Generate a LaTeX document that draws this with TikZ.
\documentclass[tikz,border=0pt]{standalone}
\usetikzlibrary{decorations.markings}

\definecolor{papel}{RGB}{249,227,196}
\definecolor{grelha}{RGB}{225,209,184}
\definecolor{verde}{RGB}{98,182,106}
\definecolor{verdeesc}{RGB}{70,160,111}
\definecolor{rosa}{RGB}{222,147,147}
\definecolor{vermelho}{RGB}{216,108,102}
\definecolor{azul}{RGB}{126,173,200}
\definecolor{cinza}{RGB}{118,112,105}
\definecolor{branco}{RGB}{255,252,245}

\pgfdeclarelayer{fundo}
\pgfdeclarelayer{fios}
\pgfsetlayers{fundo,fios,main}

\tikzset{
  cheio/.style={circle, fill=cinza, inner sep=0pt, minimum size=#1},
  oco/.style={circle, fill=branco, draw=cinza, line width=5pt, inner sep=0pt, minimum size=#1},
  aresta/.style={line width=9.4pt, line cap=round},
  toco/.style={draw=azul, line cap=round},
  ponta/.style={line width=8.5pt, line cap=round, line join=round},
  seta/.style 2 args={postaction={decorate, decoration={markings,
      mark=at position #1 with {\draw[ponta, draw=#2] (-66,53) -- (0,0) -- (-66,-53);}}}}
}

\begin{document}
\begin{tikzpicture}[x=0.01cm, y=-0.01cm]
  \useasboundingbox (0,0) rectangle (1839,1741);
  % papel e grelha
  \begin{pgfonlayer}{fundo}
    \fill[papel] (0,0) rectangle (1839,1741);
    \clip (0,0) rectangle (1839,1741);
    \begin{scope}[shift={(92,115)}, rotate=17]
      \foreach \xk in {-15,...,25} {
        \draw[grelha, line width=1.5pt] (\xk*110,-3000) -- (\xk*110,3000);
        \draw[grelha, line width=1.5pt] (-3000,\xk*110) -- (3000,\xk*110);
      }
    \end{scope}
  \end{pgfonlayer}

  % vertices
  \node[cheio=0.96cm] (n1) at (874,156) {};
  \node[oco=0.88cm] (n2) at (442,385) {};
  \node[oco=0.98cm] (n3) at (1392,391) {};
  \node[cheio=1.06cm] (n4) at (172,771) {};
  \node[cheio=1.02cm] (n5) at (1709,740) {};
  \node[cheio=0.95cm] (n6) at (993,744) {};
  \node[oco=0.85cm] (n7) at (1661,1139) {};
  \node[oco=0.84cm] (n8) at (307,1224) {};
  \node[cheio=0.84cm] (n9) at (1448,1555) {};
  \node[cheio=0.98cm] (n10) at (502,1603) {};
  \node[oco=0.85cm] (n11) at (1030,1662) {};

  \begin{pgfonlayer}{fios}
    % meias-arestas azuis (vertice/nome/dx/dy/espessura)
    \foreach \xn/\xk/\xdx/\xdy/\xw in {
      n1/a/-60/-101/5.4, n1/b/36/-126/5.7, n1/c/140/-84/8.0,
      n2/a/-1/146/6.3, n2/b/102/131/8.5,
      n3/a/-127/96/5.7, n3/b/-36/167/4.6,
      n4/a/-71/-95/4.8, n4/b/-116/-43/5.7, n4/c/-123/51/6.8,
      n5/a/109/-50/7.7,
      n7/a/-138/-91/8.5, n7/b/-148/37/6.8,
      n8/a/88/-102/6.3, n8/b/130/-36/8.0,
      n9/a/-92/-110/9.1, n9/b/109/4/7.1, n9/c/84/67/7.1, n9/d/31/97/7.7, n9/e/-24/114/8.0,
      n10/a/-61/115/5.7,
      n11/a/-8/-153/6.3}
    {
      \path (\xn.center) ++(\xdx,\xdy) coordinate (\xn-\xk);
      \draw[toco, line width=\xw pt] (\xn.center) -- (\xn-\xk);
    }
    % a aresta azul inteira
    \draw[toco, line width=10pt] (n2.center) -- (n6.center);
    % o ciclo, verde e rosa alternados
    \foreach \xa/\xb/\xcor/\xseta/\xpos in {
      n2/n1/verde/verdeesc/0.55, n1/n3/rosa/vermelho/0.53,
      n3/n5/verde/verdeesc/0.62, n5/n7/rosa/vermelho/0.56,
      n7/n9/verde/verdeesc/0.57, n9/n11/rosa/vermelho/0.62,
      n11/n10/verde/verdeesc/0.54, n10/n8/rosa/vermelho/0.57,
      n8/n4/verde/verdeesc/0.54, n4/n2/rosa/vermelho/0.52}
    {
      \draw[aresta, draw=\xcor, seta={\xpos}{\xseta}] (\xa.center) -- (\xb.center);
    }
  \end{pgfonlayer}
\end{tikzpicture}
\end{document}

### Written instruction
Write out the material exactly as given.

### Exercise answer
Generate a LaTeX document that draws this with TikZ.
\documentclass[tikz,border=0pt]{standalone}
\usetikzlibrary{decorations.markings}

\definecolor{papel}{RGB}{249,227,196}
\definecolor{grelha}{RGB}{225,209,184}
\definecolor{verde}{RGB}{98,182,106}
\definecolor{verdeesc}{RGB}{70,160,111}
\definecolor{rosa}{RGB}{222,147,147}
\definecolor{vermelho}{RGB}{216,108,102}
\definecolor{azul}{RGB}{126,173,200}
\definecolor{cinza}{RGB}{118,112,105}
\definecolor{branco}{RGB}{255,252,245}

\pgfdeclarelayer{fundo}
\pgfdeclarelayer{fios}
\pgfsetlayers{fundo,fios,main}

\tikzset{
  cheio/.style={circle, fill=cinza, inner sep=0pt, minimum size=#1},
  oco/.style={circle, fill=branco, draw=cinza, line width=5pt, inner sep=0pt, minimum size=#1},
  aresta/.style={line width=9.4pt, line cap=round},
  toco/.style={draw=azul, line cap=round},
  ponta/.style={line width=8.5pt, line cap=round, line join=round},
  seta/.style 2 args={postaction={decorate, decoration={markings,
      mark=at position #1 with {\draw[ponta, draw=#2] (-66,53) -- (0,0) -- (-66,-53);}}}}
}

\begin{document}
\begin{tikzpicture}[x=0.01cm, y=-0.01cm]
  \useasboundingbox (0,0) rectangle (1839,1741);
  % papel e grelha
  \begin{pgfonlayer}{fundo}
    \fill[papel] (0,0) rectangle (1839,1741);
    \clip (0,0) rectangle (1839,1741);
    \begin{scope}[shift={(92,115)}, rotate=17]
      \foreach \xk in {-15,...,25} {
        \draw[grelha, line width=1.5pt] (\xk*110,-3000) -- (\xk*110,3000);
        \draw[grelha, line width=1.5pt] (-3000,\xk*110) -- (3000,\xk*110);
      }
    \end{scope}
  \end{pgfonlayer}

  % vertices
  \node[cheio=0.96cm] (n1) at (874,156) {};
  \node[oco=0.88cm] (n2) at (442,385) {};
  \node[oco=0.98cm] (n3) at (1392,391) {};
  \node[cheio=1.06cm] (n4) at (172,771) {};
  \node[cheio=1.02cm] (n5) at (1709,740) {};
  \node[cheio=0.95cm] (n6) at (993,744) {};
  \node[oco=0.85cm] (n7) at (1661,1139) {};
  \node[oco=0.84cm] (n8) at (307,1224) {};
  \node[cheio=0.84cm] (n9) at (1448,1555) {};
  \node[cheio=0.98cm] (n10) at (502,1603) {};
  \node[oco=0.85cm] (n11) at (1030,1662) {};

  \begin{pgfonlayer}{fios}
    % meias-arestas azuis (vertice/nome/dx/dy/espessura)
    \foreach \xn/\xk/\xdx/\xdy/\xw in {
      n1/a/-60/-101/5.4, n1/b/36/-126/5.7, n1/c/140/-84/8.0,
      n2/a/-1/146/6.3, n2/b/102/131/8.5,
      n3/a/-127/96/5.7, n3/b/-36/167/4.6,
      n4/a/-71/-95/4.8, n4/b/-116/-43/5.7, n4/c/-123/51/6.8,
      n5/a/109/-50/7.7,
      n7/a/-138/-91/8.5, n7/b/-148/37/6.8,
      n8/a/88/-102/6.3, n8/b/130/-36/8.0,
      n9/a/-92/-110/9.1, n9/b/109/4/7.1, n9/c/84/67/7.1, n9/d/31/97/7.7, n9/e/-24/114/8.0,
      n10/a/-61/115/5.7,
      n11/a/-8/-153/6.3}
    {
      \path (\xn.center) ++(\xdx,\xdy) coordinate (\xn-\xk);
      \draw[toco, line width=\xw pt] (\xn.center) -- (\xn-\xk);
    }
    % a aresta azul inteira
    \draw[toco, line width=10pt] (n2.center) -- (n6.center);
    % o ciclo, verde e rosa alternados
    \foreach \xa/\xb/\xcor/\xseta/\xpos in {
      n2/n1/verde/verdeesc/0.55, n1/n3/rosa/vermelho/0.53,
      n3/n5/verde/verdeesc/0.62, n5/n7/rosa/vermelho/0.56,
      n7/n9/verde/verdeesc/0.57, n9/n11/rosa/vermelho/0.62,
      n11/n10/verde/verdeesc/0.54, n10/n8/rosa/vermelho/0.57,
      n8/n4/verde/verdeesc/0.54, n4/n2/rosa/vermelho/0.52}
    {
      \draw[aresta, draw=\xcor, seta={\xpos}{\xseta}] (\xa.center) -- (\xb.center);
    }
  \end{pgfonlayer}
\end{tikzpicture}
\end{document}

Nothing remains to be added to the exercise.